Thorbjørn Jagland, the Council of Europe’s secretary general, expressed concern over Ukraine’s blanket ban on Russian websites, saying that it “goes against our common understanding of freedom of expression and freedom of the media” and that it is “out of line with the principle of proportionality.”

A number of other issues in Ukraine affect media freedom and the safety of journalists.

In April, Poroshenko signed a law that requires activists and journalists investigating corruption issues to declare their personal assets in online annual declarations open to anyone, much like publicly funded government officials. On July 10, the president introduced amendments that would annul the online declarations requirement but instead introduce excessive reporting requirements for all nonprofit organizations and individuals working for them.

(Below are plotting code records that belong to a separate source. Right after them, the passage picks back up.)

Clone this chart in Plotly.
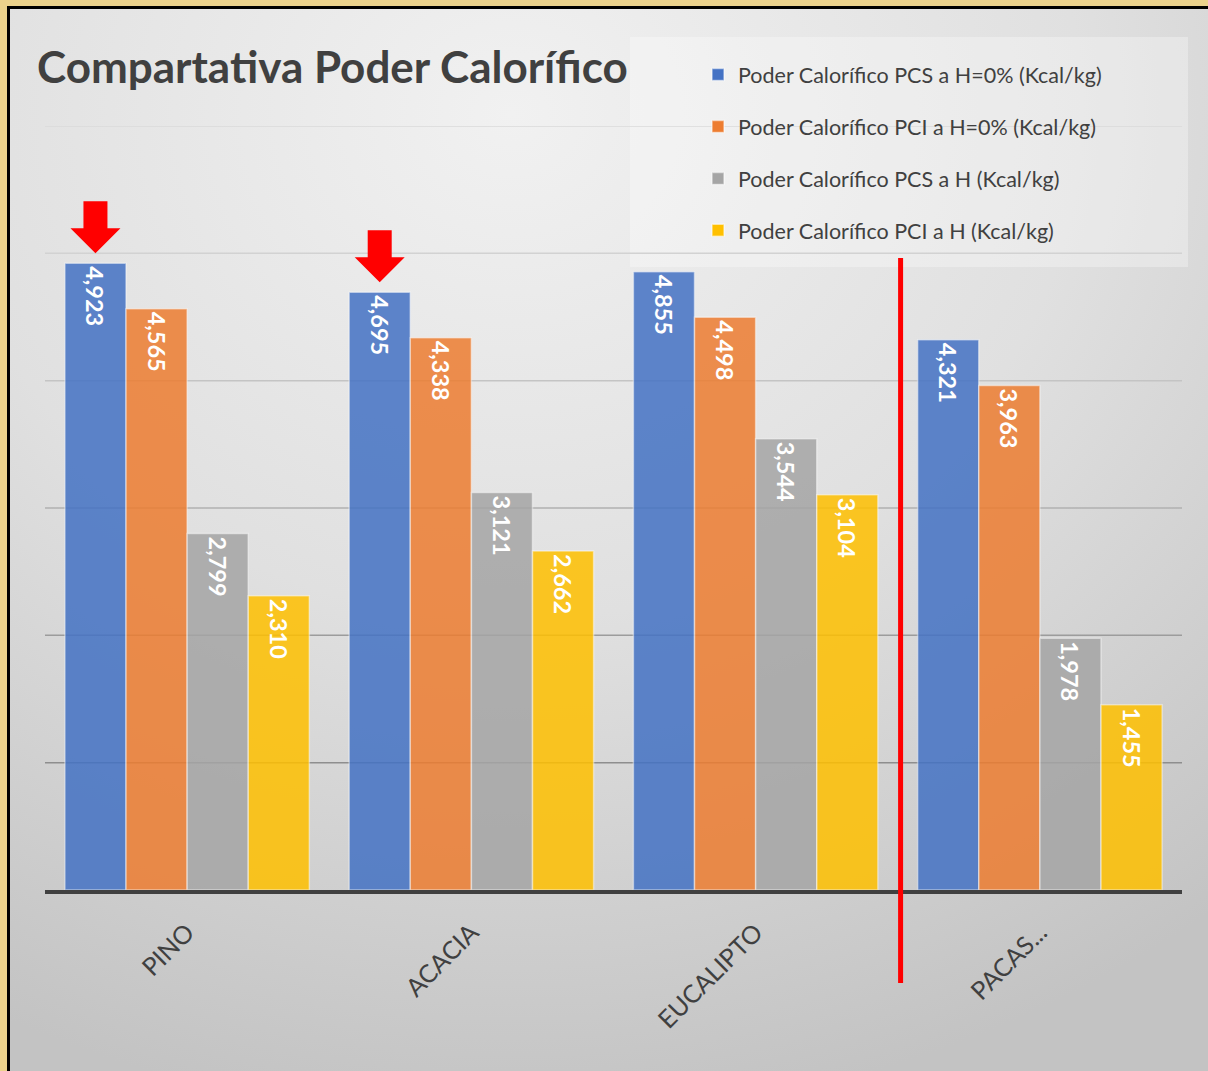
import base64
import plotly.graph_objects as go

# ---------------- data ----------------
categories = ["PINO", "ACACIA", "EUCALIPTO", "PACAS..."]
series_names = [
    "Poder Calorífico PCS a H=0% (Kcal/kg)",
    "Poder Calorífico PCI a H=0% (Kcal/kg)",
    "Poder Calorífico PCS a H (Kcal/kg)",
    "Poder Calorífico PCI a H (Kcal/kg)",
]
pcs_h0 = [4923, 4695, 4855, 4321]
pci_h0 = [4565, 4338, 4498, 3963]
pcs_h = [2799, 3121, 3544, 1978]
pci_h = [2310, 2662, 3104, 1455]
series_values = [pcs_h0, pci_h0, pcs_h, pci_h]
grid_values = [1000, 2000, 3000, 4000, 5000, 6000]
highlighted = ["PINO", "ACACIA"]   # categories marked with a red arrow (first series)

# ---------------- style ----------------
colors = ["#4472C4", "#ED7D31", "#A5A5A5", "#FFC000"]
grid_colors = ["#8e8e8e", "#9c9c9c", "#b0b0b0", "#c4c4c4", "#d2d2d2", "#dadada"]
W, H = 1208, 1071
ML, MR, MT, MB = 45, 26, 126, 181
PW, PH = W - ML - MR, H - MT - MB
BARGAP = 0.14
FONT = "Lato"
TXT = "#404040"
GOLD = "#ebd28c"

fig = go.Figure()
for name, vals, col in zip(series_names, series_values, colors):
    fig.add_trace(go.Bar(
        x=categories, y=vals, name=name,
        marker=dict(color=col, opacity=0.85,
                    line=dict(color="rgba(255,255,255,0.5)", width=1.5)),
        texttemplate="%{y:,.0f}", textposition="inside",
        insidetextanchor="end", textangle=90,
        textfont=dict(family=FONT, size=23.5, color="white", weight="bold"),
        legendgroup=name,
    ))

# background: golden frame + grey gradient panel + legend panel
svg = f'''<svg xmlns="http://www.w3.org/2000/svg" width="{W}" height="{H}" viewBox="0 0 {W} {H}" preserveAspectRatio="none">
<defs><radialGradient id="g" cx="0.42" cy="0.10" r="0.95">
<stop offset="0" stop-color="#f1f1f1"/><stop offset="0.5" stop-color="#e0e0e0"/><stop offset="1" stop-color="#c3c3c3"/></radialGradient></defs>
<rect width="{W}" height="{H}" fill="{GOLD}"/>
<rect x="8" y="7" width="{W-8}" height="{H-7}" fill="url(#g)"/>
<path d="M8.5,{H} L8.5,7.5 L{W},7.5" stroke="#000" stroke-width="3" fill="none"/>
<rect x="630" y="37" width="558" height="230" fill="#ffffff" fill-opacity="0.3"/>
</svg>'''
src = "data:image/svg+xml;base64," + base64.b64encode(svg.encode()).decode()
fig.add_layout_image(dict(
    source=src, xref="paper", yref="paper",
    x=-ML / PW, y=1 + MT / PH, sizex=W / PW, sizey=H / PH,
    xanchor="left", yanchor="top", sizing="stretch", layer="below",
))

shapes = []
for gv, gc in zip(grid_values, grid_colors):
    shapes.append(dict(type="line", xref="paper", yref="y", x0=0, x1=1, y0=gv, y1=gv,
                       line=dict(color=gc, width=1.5), layer="below"))

# red arrows above highlighted bars of first series
nser = len(series_names)
bw = (1 - BARGAP) / nser
off0 = -(nser - 1) / 2 * bw
arrow = "M0,10 L25,35 L12,35 L12,62 L-12,62 L-12,35 L-25,35 Z"
for c in highlighted:
    i = categories.index(c)
    shapes.append(dict(type="path", xref="x", yref="y", xsizemode="pixel", ysizemode="pixel",
                       xanchor=i + off0, yanchor=series_values[0][i], path=arrow,
                       fillcolor="#FF0000", line=dict(width=0)))

# red separator line
shapes.append(dict(type="line", xref="x", yref="paper", x0=2.51, x1=2.51,
                   y0=1 - (983 - MT) / PH, y1=1 - (258 - MT) / PH,
                   line=dict(color="#FF0000", width=5)))

fig.update_layout(
    width=W, height=H,
    margin=dict(l=ML, r=MR, t=MT, b=MB, pad=0),
    paper_bgcolor=GOLD, plot_bgcolor="rgba(0,0,0,0)",
    barmode="group", bargap=BARGAP, bargroupgap=0,
    title=dict(text="<b>Compartativa Poder Calorífico</b>", x=37 / W, xref="container",
               xanchor="left", y=1 - 68 / H, yanchor="middle",
               font=dict(family=FONT, size=44, color=TXT)),
    legend=dict(x=(698 - ML) / PW, xanchor="left", y=1 + (MT - 54) / PH, yanchor="top",
                font=dict(family=FONT, size=21.5, color=TXT), bgcolor="rgba(0,0,0,0)",
                traceorder="grouped", tracegroupgap=21),
    shapes=shapes,
    showlegend=True,
)
fig.update_xaxes(showline=True, linecolor="#404040", linewidth=4, ticks="",
                 tickangle=-45, tickfont=dict(family=FONT, size=25, color=TXT),
                 ticklabelstandoff=14, showgrid=False)
fig.update_yaxes(range=[0, 6000], showgrid=False, showticklabels=False,
                 zeroline=False, showline=False)

fig.write_html(
    "out.html",
    config={"displayModeBar": False},
    post_script=f"document.body.style.margin='0';document.body.style.background='{GOLD}';",
)
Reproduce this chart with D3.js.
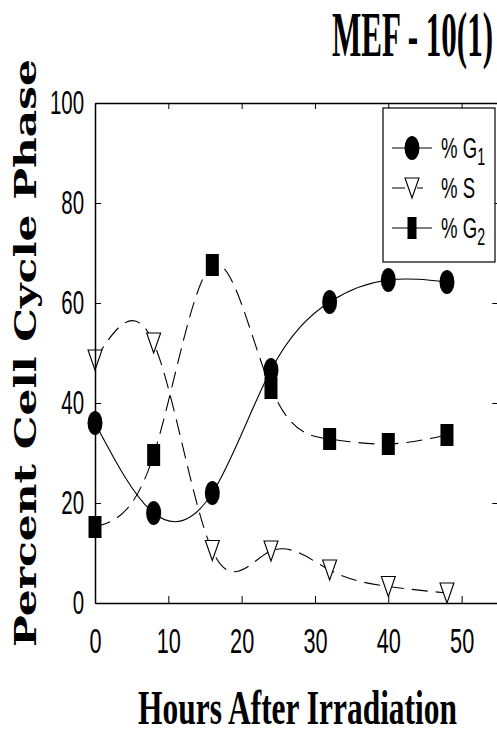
<!DOCTYPE html>
<html>
<head>
<meta charset="utf-8">
<script src="https://cdn.jsdelivr.net/npm/d3@7"></script>
<style>
  html, body { margin: 0; padding: 0; background: #fff; }
  svg { display: block; }
</style>
</head>
<body>
<svg id="chart" width="497" height="734"></svg>
<script>
// ---- data ----
const hours = [0, 8, 16, 24, 32, 40, 48];
const g1Values = [36, 18, 22, 46.6, 60.2, 64.6, 64.2];
const sValues = [48.6, 52, 10.5, 10.4, 6.6, 3.3, 2];
const g2Values = [15.2, 29.6, 67.6, 43, 32.8, 31.8, 33.6];
const xTickValues = [0, 10, 20, 30, 40, 50];
const yTickValues = [0, 20, 40, 60, 80, 100];
const seriesNames = ["% G", "% S", "% G"];
const seriesSubs = ["1", "", "2"];
const titleText = "MEF - 10(1)";
const xLabel = "Hours After Irradiation";
const yLabel = "Percent Cell Cycle Phase";

// ---- layout ----
const svg = d3.select("#chart");
const L = 95, T = 103, B = 603;
const x = d3.scaleLinear().domain([0, 55]).range([L, 498.3]);
const y = d3.scaleLinear().domain([0, 100]).range([B, T]);
const SX = 0.62; // horizontal condensing of the figure's text
const sans = "'Liberation Sans', Arial, sans-serif";
const serif = "'Liberation Serif', 'Times New Roman', serif";

svg.append("rect").attr("width", 497).attr("height", 734).attr("fill", "#fff");

// fit-text helper: draws text in a group scaled horizontally to a target width
function fitText(parent, txt, cx, cy, target, opts) {
  const g = parent.append("g");
  const t = g.append("text").text(txt)
    .attr("font-family", opts.family).attr("font-size", opts.size)
    .attr("font-weight", opts.weight || "normal")
    .attr("text-anchor", opts.anchor || "middle").attr("fill", "#000");
  const w = t.node().getComputedTextLength();
  const s = target / w;
  g.attr("transform", `translate(${cx},${cy}) rotate(${opts.rotate || 0}) scale(${s},1)`);
  return g;
}

// ---- lines ----
const lineGen = (vals) => d3.line()
  .x((d, i) => x(hours[i])).y(d => y(d))
  .curve(d3.curveNatural)(vals);

const plot = svg.append("g");
plot.append("path").attr("d", lineGen(g1Values))
  .attr("fill", "none").attr("stroke", "#000").attr("stroke-width", 1.1);
plot.append("path").attr("d", lineGen(sValues))
  .attr("fill", "none").attr("stroke", "#000").attr("stroke-width", 1.1)
  .attr("stroke-dasharray", "16,8");
plot.append("path").attr("d", lineGen(g2Values))
  .attr("fill", "none").attr("stroke", "#000").attr("stroke-width", 1.1)
  .attr("stroke-dasharray", "16,8");

// ---- markers ----
function circleMark(sel) {
  sel.append("ellipse").attr("rx", 7.5).attr("ry", 12).attr("fill", "#000");
}
function triMark(sel) {
  sel.append("path").attr("d", "M-7,-10 L7,-10 L0,10 Z")
    .attr("fill", "#fff").attr("stroke", "#000").attr("stroke-width", 1.1);
}
function squareMark(sel, w) {
  sel.append("rect").attr("x", -(w || 13) / 2).attr("y", -11)
    .attr("width", w || 13).attr("height", 22).attr("fill", "#000");
}

plot.selectAll(".s").data(sValues).join("g")
  .attr("transform", (d, i) => `translate(${x(hours[i])},${y(d)})`)
  .call(triMark);
plot.selectAll(".g2").data(g2Values).join("g")
  .attr("transform", (d, i) => `translate(${x(hours[i])},${y(d)})`)
  .call(s => squareMark(s));
plot.selectAll(".g1").data(g1Values).join("g")
  .attr("transform", (d, i) => `translate(${x(hours[i])},${y(d)})`)
  .call(circleMark);

// ---- axes ----
const axB = svg.append("g").attr("transform", `translate(0,${B})`)
  .call(d3.axisBottom(x).tickValues(xTickValues).tickSizeInner(-7).tickSizeOuter(0).tickPadding(25));
const axL = svg.append("g").attr("transform", `translate(${L},0)`)
  .call(d3.axisLeft(y).tickValues(yTickValues).tickSizeInner(-6).tickSizeOuter(0).tickPadding(11));
const axT = svg.append("g").attr("transform", `translate(0,${T})`)
  .call(d3.axisTop(x).tickValues(xTickValues).tickSizeInner(-6).tickSizeOuter(0).tickFormat(""));
const axR = svg.append("g").attr("transform", `translate(${x(55)},0)`)
  .call(d3.axisRight(y).tickValues(yTickValues).tickSizeInner(-6).tickSizeOuter(0).tickFormat(""));

[axB, axL, axT, axR].forEach(a => {
  a.select(".domain").attr("stroke", "#000").attr("stroke-width", 1.5);
  a.selectAll(".tick line").attr("stroke", "#000").attr("stroke-width", 1);
  a.selectAll("text").attr("font-family", sans).attr("fill", "#000");
});
axL.selectAll(".tick text").attr("font-size", 33).each(function () {
  const t = d3.select(this);
  t.attr("x", +t.attr("x") / SX).attr("transform", `scale(${SX},1)`);
});
axB.selectAll(".tick text").attr("font-size", 35).attr("transform", `scale(${SX},1)`);

// ---- legend ----
const leg = svg.append("g");
leg.append("rect").attr("x", 383).attr("y", 108).attr("width", 112).attr("height", 154)
  .attr("fill", "#fff").attr("stroke", "#000").attr("stroke-width", 1.2);
const legY = [148, 188, 228];
const legDash = [null, "13,12,6,40", null];
const legMark = [circleMark, triMark, s => squareMark(s, 9)];
legY.forEach((ly, i) => {
  leg.append("line").attr("x1", 392).attr("x2", 432).attr("y1", ly).attr("y2", ly)
    .attr("stroke", "#000").attr("stroke-width", 1.1)
    .attr("stroke-dasharray", legDash[i]);
  const m = leg.append("g").attr("transform", `translate(412,${ly})`);
  legMark[i](m);
  const tg = leg.append("g").attr("transform", `translate(441,${ly + 10}) scale(${SX},1)`);
  const t = tg.append("text").attr("font-family", sans).attr("font-size", 30).attr("fill", "#000")
    .text(seriesNames[i]);
  if (seriesSubs[i]) {
    t.append("tspan").attr("font-size", 23).attr("dy", 7).text(seriesSubs[i]);
  }
});

// ---- titles ----
fitText(svg, titleText, 493, 56, 161, { family: serif, size: 64, weight: "bold", anchor: "end" });
fitText(svg, xLabel, 297.5, 723.5, 319, { family: serif, size: 48, weight: "bold" });
fitText(svg, yLabel, 36, 353, 588, { family: "'DejaVu Serif', serif", size: 30, weight: "bold", rotate: -90 });
</script>
</body>
</html>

In May 2016, a pro-government website, Myrotvorets, leaked the names and personal data of hundreds of journalists and others who had been accredited by the press center of the separatist-held self-proclaimed Donetsk People’s Republic, accusing them of “cooperat[ing] with terrorists.” Ukrainian authorities opened an investigation, but top government officials applauded the publication of the data. Several reporters received threats.

A renowned journalist, Pavel Sheremet, was murdered in July 2016. The murder remains unsolved a year later, despite declarations by Poroshenko and other high-level officials that the investigation would be a priority.

Poroshenko made several declarations about the need to improve the climate for press freedom in the country. But the EU should publicly insist that Ukraine needs to take immediate and concrete steps to do so, including revoking the decree banning Russian internet companies, revising the anti-corruption law, and withdrawing the charges against Ruslan Kotsaba.

The Ukrainian government should also do more to hold accountable those responsible for serious violations in the context of the armed conflict in eastern Ukraine, Human Rights Watch said.

In 2016, Human Rights Watch, working jointly with Amnesty International, found that dozens of people had been forcibly disappeared and held in secret detention on the Security Service of Ukraine (SBU) premises in Kharkiv. While all were later released, the SBU denied allegations that the men had been forcibly disappeared and held in secret detention. The military prosecutor’s office pledged to investigate, but a year later, there are no tangible results from the investigation and victims have not obtained an effective remedy for the violations of their rights and the abuses they endured.

Other conflict-related abuses remain unaddressed, such as unlawful attacks on schools and health facilities in eastern Ukraine.

Although some progress has been made toward accountability for serious violations by government forces against protesters during the 2014 Maidan protests, more than three years later many abuses remain unaddressed. Criminal cases were also opened against members of Ukraine’s military battalions, such as Aidar, and the former police battalion Tornado, but these investigations and trials have been marred with disruptions and intimidation by nationalist groups. The authorities often do not hold accountable people responsible for disrupting court proceedings, and in one case, some were invited to testify against a defendant.

“Ukraine’s relations with the EU will to a large extent be defined by how Kyiv deals with abuses of the past and its respect for human rights in the present,” Leicht said. “The EU needs to demonstrate full political commitment in pushing the Ukrainian government to uphold human rights commitments and the rule of law.”